Dynaudio Contour 1.3 Mk.II loudspeaker Measurements part 2

The Mk.II's lateral dispersion (not shown) was basically the same as the 1.3 Mk.I's, the speaker's high-frequency output falling off progressively to the sides of the tweeter axis in an almost textbook manner. In my experience, this measured behavior always correlates with excellent imaging precision. The vertical dispersion (not shown) was also identical to that of the Mk.I, suckouts in the crossover region developing above and below the tweeter axis. The listening window is relatively large, however, at +5, -10 degrees.

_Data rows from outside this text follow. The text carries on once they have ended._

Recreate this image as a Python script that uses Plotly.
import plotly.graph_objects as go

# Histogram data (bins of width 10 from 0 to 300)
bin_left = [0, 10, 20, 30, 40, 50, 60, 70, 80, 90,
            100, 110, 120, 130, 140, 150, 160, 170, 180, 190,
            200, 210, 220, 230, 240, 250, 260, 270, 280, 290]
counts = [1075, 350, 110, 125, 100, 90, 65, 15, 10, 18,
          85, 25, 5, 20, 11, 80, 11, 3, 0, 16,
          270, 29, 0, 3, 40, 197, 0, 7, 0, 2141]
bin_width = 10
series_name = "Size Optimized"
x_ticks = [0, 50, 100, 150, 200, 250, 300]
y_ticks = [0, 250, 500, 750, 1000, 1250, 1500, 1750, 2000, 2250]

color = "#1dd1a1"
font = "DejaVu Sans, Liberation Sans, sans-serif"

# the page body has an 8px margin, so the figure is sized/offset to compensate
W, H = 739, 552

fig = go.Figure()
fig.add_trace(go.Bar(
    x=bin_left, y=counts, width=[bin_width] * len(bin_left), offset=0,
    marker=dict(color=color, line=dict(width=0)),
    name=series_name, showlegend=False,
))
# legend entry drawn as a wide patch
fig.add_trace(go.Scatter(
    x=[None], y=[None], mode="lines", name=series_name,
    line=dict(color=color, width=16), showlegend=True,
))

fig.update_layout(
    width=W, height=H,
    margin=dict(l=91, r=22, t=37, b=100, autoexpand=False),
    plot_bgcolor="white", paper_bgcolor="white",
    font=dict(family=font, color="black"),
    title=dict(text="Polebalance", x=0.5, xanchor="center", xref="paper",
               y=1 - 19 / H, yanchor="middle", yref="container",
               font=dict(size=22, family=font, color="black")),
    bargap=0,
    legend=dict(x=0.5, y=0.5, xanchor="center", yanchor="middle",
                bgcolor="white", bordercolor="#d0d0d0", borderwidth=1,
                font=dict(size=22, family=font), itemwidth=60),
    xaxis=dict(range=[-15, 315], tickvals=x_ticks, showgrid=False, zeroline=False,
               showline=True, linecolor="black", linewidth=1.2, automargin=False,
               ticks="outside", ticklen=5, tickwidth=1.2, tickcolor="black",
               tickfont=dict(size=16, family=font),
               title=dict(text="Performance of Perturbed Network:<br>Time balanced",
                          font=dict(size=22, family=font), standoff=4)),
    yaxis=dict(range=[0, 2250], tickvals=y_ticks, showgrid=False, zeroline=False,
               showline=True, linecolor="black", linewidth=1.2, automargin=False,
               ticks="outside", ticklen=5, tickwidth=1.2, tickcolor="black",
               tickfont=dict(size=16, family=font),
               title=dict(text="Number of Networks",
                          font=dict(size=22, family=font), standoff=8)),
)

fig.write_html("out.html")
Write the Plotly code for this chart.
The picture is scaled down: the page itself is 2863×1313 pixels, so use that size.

In my Santa Fe listening room, the speaker's spatially averaged response (fig.5) was superbly flat through the upper midrange and treble, though my experience has been that if a speaker's in-room output is maintained flat to too high a frequency, or even rising slightly as it is here, it will tend to sound "cool." Note that I did find the Contour's balance to be on the cool side. The lack of measured energy in the middle of the midrange is due to the classic "floor bounce" you get with a stand-mounted speaker, while the low frequencies are surprisingly extended, the 31.5Hz band being just a couple of dB down in-room from the reference level.

Fig.5 Dynaudio Contour 1.3 Mk.II, spatially averaged, 1/3-octave, free-field response in JA's listening room.

In the time domain, the 1.3 Mk.II's step response (fig.6) is identical to that of the earlier version, with both drive-units connected with the same (positive) acoustic polarity. Other than a slight ridge of delayed energy in the presence region, the cumulative spectral-decay plot on the tweeter axis (fig.7) was very clean.—John Atkinson

Fig.6 Dynaudio Contour 1.3 Mk.II, on-axis step response at 50" (5ms time window, 30kHz bandwidth).

Fig.7 Dynaudio Contour 1.3 Mk.II, cumulative spectral-decay plot at 50" (0.15ms risetime).